DATA SECTION:
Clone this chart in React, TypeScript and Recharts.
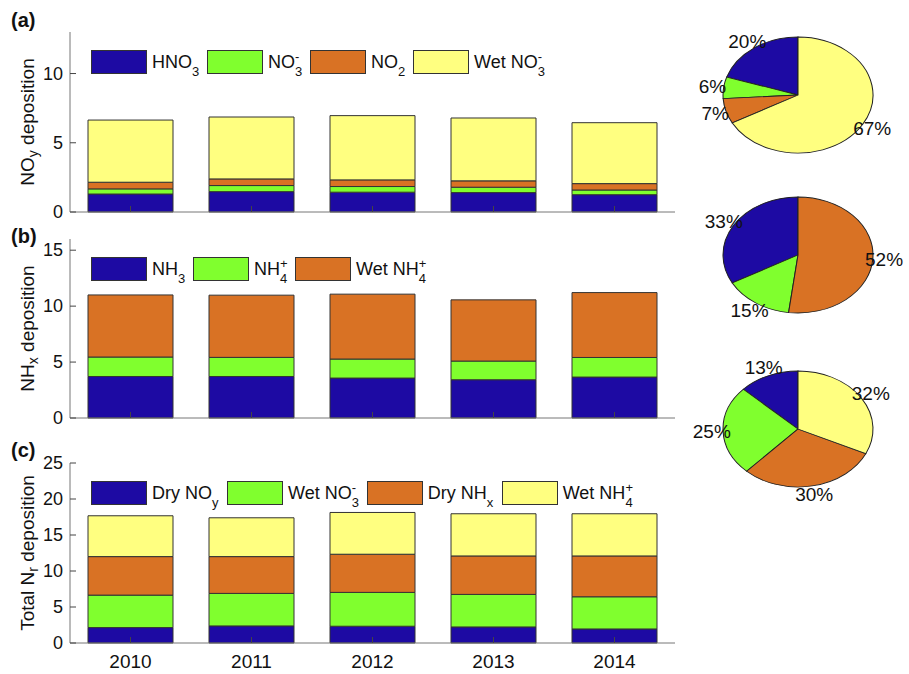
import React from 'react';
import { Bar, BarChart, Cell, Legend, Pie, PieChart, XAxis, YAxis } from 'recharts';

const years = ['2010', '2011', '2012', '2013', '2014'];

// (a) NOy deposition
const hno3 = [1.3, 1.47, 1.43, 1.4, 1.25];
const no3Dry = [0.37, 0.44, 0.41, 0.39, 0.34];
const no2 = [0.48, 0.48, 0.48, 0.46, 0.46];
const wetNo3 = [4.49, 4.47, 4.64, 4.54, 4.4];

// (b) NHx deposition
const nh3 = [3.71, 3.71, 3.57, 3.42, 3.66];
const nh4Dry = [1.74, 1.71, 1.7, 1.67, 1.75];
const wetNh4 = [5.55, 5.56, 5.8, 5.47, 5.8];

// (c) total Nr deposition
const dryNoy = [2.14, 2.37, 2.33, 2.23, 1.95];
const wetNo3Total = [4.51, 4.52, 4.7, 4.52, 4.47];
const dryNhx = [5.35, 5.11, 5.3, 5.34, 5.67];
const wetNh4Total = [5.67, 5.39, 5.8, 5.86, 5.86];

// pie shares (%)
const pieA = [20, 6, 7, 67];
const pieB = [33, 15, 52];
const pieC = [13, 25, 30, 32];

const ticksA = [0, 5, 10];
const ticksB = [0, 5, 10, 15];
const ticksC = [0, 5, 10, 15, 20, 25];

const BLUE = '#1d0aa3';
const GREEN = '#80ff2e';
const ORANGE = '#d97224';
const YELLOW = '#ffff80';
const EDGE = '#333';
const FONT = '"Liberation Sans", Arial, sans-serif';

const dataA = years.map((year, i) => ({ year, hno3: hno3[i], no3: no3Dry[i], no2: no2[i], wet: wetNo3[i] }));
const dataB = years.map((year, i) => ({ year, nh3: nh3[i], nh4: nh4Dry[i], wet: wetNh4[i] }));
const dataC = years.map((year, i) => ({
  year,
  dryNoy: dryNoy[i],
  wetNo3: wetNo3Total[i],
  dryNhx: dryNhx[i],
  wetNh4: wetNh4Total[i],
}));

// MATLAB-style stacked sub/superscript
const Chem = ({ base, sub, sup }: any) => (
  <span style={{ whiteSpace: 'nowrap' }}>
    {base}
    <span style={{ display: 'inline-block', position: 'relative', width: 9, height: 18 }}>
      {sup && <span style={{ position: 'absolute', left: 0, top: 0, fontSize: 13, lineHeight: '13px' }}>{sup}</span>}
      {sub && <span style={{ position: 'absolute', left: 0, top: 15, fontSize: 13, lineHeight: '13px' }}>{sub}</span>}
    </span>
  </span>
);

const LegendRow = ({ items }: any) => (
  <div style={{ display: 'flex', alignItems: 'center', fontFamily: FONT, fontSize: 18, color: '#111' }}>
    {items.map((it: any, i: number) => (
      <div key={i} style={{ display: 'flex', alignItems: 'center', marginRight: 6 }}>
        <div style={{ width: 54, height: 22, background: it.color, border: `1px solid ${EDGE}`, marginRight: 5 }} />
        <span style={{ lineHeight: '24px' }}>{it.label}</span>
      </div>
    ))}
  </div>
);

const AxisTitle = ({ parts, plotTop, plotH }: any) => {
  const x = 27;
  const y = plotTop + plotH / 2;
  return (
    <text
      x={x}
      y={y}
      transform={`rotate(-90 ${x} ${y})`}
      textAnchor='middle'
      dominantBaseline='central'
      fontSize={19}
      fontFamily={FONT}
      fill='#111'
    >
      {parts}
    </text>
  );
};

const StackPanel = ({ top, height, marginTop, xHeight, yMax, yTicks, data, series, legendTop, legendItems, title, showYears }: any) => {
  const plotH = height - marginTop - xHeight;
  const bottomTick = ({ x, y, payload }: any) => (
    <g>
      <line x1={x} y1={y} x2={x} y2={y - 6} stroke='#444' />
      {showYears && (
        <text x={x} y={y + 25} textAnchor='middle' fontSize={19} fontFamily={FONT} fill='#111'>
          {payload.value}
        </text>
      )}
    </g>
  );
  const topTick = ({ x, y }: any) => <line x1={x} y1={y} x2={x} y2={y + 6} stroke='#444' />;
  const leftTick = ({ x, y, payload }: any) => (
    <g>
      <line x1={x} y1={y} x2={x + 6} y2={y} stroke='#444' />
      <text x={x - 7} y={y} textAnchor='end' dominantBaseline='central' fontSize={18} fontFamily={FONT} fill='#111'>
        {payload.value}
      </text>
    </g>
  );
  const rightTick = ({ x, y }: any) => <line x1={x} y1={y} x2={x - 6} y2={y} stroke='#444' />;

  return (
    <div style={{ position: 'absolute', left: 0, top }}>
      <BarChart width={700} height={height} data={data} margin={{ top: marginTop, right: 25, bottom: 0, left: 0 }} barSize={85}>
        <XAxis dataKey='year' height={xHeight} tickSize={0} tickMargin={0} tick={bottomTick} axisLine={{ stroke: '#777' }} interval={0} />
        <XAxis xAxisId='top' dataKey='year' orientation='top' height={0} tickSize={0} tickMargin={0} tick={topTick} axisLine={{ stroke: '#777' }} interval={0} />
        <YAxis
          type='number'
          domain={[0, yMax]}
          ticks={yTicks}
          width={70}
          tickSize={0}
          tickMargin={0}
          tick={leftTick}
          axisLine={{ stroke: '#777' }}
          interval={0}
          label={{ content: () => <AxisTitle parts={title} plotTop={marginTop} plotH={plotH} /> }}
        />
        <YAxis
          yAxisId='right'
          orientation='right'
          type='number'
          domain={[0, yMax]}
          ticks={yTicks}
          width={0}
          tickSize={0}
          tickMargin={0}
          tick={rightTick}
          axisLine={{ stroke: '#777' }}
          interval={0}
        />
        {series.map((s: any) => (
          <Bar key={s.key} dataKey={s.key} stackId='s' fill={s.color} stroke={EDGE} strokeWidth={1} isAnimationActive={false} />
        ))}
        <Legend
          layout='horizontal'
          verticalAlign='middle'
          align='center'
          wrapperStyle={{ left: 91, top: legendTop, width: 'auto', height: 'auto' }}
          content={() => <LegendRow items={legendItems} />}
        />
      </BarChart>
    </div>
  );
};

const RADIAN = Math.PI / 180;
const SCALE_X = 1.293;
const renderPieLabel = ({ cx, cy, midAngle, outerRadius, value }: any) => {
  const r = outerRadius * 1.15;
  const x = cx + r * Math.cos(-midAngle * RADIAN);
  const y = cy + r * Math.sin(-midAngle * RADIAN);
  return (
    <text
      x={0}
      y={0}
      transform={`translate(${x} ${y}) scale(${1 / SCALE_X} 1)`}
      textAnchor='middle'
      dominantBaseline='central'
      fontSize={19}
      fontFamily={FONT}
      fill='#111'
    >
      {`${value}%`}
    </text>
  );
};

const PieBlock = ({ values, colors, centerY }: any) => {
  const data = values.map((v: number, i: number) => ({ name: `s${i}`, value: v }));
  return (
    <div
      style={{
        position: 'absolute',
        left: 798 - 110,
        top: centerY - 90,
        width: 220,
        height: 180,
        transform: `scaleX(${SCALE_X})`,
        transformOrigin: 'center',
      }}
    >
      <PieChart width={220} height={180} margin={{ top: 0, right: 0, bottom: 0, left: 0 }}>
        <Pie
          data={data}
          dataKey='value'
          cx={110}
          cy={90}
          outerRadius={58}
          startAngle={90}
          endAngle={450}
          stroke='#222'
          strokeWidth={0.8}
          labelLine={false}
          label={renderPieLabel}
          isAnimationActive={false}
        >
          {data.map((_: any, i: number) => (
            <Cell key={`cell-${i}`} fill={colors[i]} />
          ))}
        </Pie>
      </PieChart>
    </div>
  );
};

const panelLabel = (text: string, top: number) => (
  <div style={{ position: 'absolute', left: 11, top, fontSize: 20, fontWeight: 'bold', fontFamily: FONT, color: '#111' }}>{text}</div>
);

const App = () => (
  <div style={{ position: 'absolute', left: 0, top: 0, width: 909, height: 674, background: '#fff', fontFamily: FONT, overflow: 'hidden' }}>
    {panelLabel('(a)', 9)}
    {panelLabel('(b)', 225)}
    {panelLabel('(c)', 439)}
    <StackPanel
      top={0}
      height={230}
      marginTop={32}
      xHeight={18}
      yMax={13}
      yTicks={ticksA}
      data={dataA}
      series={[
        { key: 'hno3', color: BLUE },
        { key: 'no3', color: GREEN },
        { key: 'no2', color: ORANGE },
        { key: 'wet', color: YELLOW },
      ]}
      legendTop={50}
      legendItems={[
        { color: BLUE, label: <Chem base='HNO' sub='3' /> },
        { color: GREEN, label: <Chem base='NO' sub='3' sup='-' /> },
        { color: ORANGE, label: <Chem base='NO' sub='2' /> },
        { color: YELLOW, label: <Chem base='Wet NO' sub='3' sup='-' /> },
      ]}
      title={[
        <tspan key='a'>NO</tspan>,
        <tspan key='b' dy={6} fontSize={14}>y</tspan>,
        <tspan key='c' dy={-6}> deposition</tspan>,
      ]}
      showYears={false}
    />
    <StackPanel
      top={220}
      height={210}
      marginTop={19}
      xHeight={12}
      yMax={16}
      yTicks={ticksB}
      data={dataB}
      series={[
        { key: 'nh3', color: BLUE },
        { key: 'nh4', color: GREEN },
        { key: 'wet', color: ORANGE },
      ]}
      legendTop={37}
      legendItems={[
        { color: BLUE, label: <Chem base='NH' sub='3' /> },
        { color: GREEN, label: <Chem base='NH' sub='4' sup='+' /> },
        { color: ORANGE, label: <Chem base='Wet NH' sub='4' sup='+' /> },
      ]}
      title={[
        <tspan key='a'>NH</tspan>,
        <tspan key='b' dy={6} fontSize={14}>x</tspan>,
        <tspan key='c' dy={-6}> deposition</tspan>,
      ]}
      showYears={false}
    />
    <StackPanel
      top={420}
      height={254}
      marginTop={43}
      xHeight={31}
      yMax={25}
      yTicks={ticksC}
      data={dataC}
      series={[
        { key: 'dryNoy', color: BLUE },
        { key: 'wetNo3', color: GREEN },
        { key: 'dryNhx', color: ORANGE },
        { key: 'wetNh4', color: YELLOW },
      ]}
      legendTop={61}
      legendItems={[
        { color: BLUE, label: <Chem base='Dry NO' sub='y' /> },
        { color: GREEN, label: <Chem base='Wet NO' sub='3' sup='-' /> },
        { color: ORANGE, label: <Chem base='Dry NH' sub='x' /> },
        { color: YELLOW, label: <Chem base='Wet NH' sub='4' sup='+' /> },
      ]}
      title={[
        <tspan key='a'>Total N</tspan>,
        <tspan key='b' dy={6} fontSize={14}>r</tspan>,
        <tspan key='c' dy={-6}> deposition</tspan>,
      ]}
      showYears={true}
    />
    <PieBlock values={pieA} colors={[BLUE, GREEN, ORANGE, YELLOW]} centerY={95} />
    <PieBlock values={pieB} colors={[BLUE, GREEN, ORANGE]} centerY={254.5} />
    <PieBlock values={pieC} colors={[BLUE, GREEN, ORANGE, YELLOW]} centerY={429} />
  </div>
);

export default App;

INSTRUCTION: Everything from the top line of the data down to and including the line with "const years = ['2010', '2011', '2012', '2013', '2014'];" is to be copied, except the pictures.

CORRECT RESPONSE:
Clone this chart in React, TypeScript and Recharts.
import React from 'react';
import { Bar, BarChart, Cell, Legend, Pie, PieChart, XAxis, YAxis } from 'recharts';

const years = ['2010', '2011', '2012', '2013', '2014'];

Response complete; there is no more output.